Craters tend to have certain characteristics based on their size and Herschel Crater is what's formally known as a complex crater.  That means it's big enough to have a feature called a central peak.  The peak superficially resembles the dimple in the Death Star's super laser, but it's only there because of the physics of things smashing into each other.  When a meteor hits, it carves out a basin much bigger than the meteor itself.  Meanwhile, the rock right at the center of the impact rebounds and bounces back up.  Ever toss a rock into a pool of water and see that water bounce back up in the middle?  It's kind of like that.  The material that's pushed out toward the edges of the impact area will slump back in.  That's the technical term, and pile up in the center.  That's how craters like Herschel come to have central peaks.

Herschel Crater's peak is around 6kms high.  If that figure sounds familiar, that's because the peak is roughly the size of Mt.

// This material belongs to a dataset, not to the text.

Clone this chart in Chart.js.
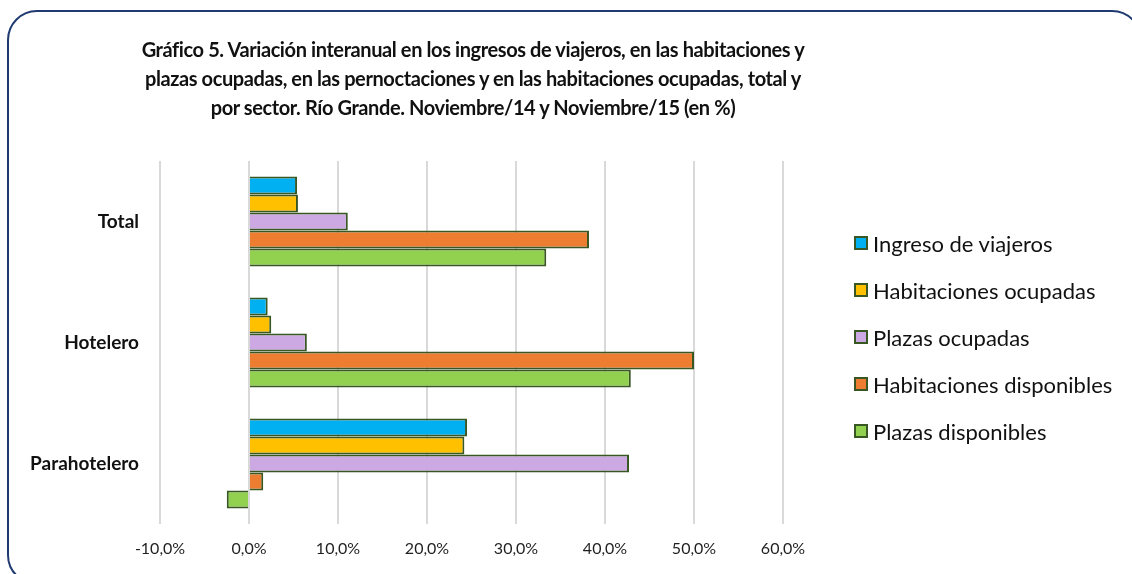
<!DOCTYPE html>
<html>
<head>
<meta charset="utf-8">
<script src="https://cdn.jsdelivr.net/npm/chart.js@4.4.1/dist/chart.umd.min.js"></script>
<style>
  html, body { margin: 0; padding: 0; background: #fff; overflow: hidden; }
  body { width: 1132px; height: 574px; position: relative; font-family: Lato, "Open Sans", sans-serif; }
  #frame {
    position: absolute; left: 7px; top: 10px; width: 1135px; height: 575px;
    border: 2px solid #1f3a70; border-radius: 30px; box-sizing: border-box;
    pointer-events: none;
  }
  #title {
    position: absolute; left: 0; top: 35px; width: 946px; text-align: center;
    font-weight: bold; font-size: 20px; letter-spacing: -0.4px; line-height: 29px; color: #111;
  }
  #chartBox { position: absolute; left: 0; top: 0; width: 1132px; height: 574px; }
  #legend { position: absolute; left: 854px; top: 231px; }
  .legend-item { display: flex; align-items: center; height: 24px; margin-bottom: 23px; font-size: 22px; color: #111; }
  .legend-box { width: 10px; height: 10px; border: 2px solid #385723; margin-right: 5px; }
</style>
</head>
<body>
<div id="chartBox"><canvas id="variacionChart"></canvas></div>
<div id="title">Gráfico 5. Variación interanual en los ingresos de viajeros, en las habitaciones y<br>plazas ocupadas, en las pernoctaciones y en las habitaciones ocupadas, total y<br>por sector. Río Grande. Noviembre/14 y Noviembre/15 (en %)</div>
<div id="legend"></div>
<div id="frame"></div>

<script>
const categories = ["Total", "Hotelero", "Parahotelero"];
const seriesNames = [
  "Ingreso de viajeros",
  "Habitaciones ocupadas",
  "Plazas ocupadas",
  "Habitaciones disponibles",
  "Plazas disponibles"
];
const ingresoViajeros = [5.4, 2.1, 24.5];
const habitacionesOcupadas = [5.5, 2.5, 24.2];
const plazasOcupadas = [11.1, 6.5, 42.7];
const habitacionesDisponibles = [38.2, 50.0, 1.6];
const plazasDisponibles = [33.4, 42.9, -2.5];
const xTicks = [-10, 0, 10, 20, 30, 40, 50, 60];

const seriesValues = [ingresoViajeros, habitacionesOcupadas, plazasOcupadas, habitacionesDisponibles, plazasDisponibles];
const seriesColors = ["#00b0f0", "#ffc000", "#cca9e3", "#ed7d31", "#92d050"];
const barBorder = "#385723";

let variacionChartInstance = null;

document.addEventListener("DOMContentLoaded", function () {
  renderVariacionChart();
  renderLegend();
});

function formatPercent(value) {
  return value.toFixed(1).replace(".", ",") + "%";
}

function renderVariacionChart() {
  const ctx = document.getElementById("variacionChart");
  if (!ctx) return;

  variacionChartInstance = new Chart(ctx, {
    type: "bar",
    data: {
      labels: categories,
      datasets: seriesNames.map(function (name, i) {
        return {
          label: name,
          data: seriesValues[i],
          backgroundColor: seriesColors[i],
          borderColor: barBorder,
          borderWidth: 2,
          categoryPercentage: 0.745,
          barPercentage: 1
        };
      })
    },
    options: {
      indexAxis: "y",
      responsive: true,
      maintainAspectRatio: false,
      animation: false,
      layout: {
        padding: { top: 161, right: 349, bottom: 0, left: 0 }
      },
      scales: {
        x: {
          min: -10,
          max: 60,
          afterBuildTicks: function (scale) {
            scale.ticks = xTicks.map(v => ({ value: v }));
          },
          afterFit: function (scale) {
            scale.height = 50;
          },
          grid: {
            color: "#d9d9d9",
            lineWidth: 2,
            drawTicks: false
          },
          border: { display: false },
          ticks: {
            padding: 15,
            color: "#1f1f1f",
            font: { family: "Lato", size: 16 },
            callback: function (value) {
              return formatPercent(value);
            }
          }
        },
        y: {
          afterFit: function (scale) {
            scale.width = 160;
          },
          grid: { display: false, drawTicks: false },
          border: { display: false },
          ticks: {
            padding: 21,
            color: "#111",
            font: { family: "Lato", size: 19, weight: "bold" }
          }
        }
      },
      plugins: {
        legend: { display: false },
        tooltip: { enabled: false }
      }
    }
  });
}

function renderLegend() {
  const box = document.getElementById("legend");
  if (!box || !variacionChartInstance) return;

  variacionChartInstance.data.datasets.forEach(function (ds) {
    const item = document.createElement("div");
    item.className = "legend-item";
    const swatch = document.createElement("span");
    swatch.className = "legend-box";
    swatch.style.background = ds.backgroundColor;
    const text = document.createElement("span");
    text.textContent = ds.label;
    item.appendChild(swatch);
    item.appendChild(text);
    box.appendChild(item);
  });
}
</script>
</body>
</html>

Everest.  That means there's an Everest-sized mountain on a moon whose diameter is about the same as the distance from New York to Washington DC or 2.5 Death Stars, ya nerds.

It's no wonder Herschel Crater completely dominates such an otherwise tiny and unremarkable moon.  Another thing that makes it different from the Death Star is that Mimas has never destroyed a planet, but it does have enough gravity to affect Saturn's ring system.  Its gravitational pull is what cleared the gap in the rings called the Cassini division, which is also the name of my new techno band.

So even though Darth Vader has never prowled the icy depths of Mimas, there's still some neat science just below the surface.  Also on the surface and six kms above it.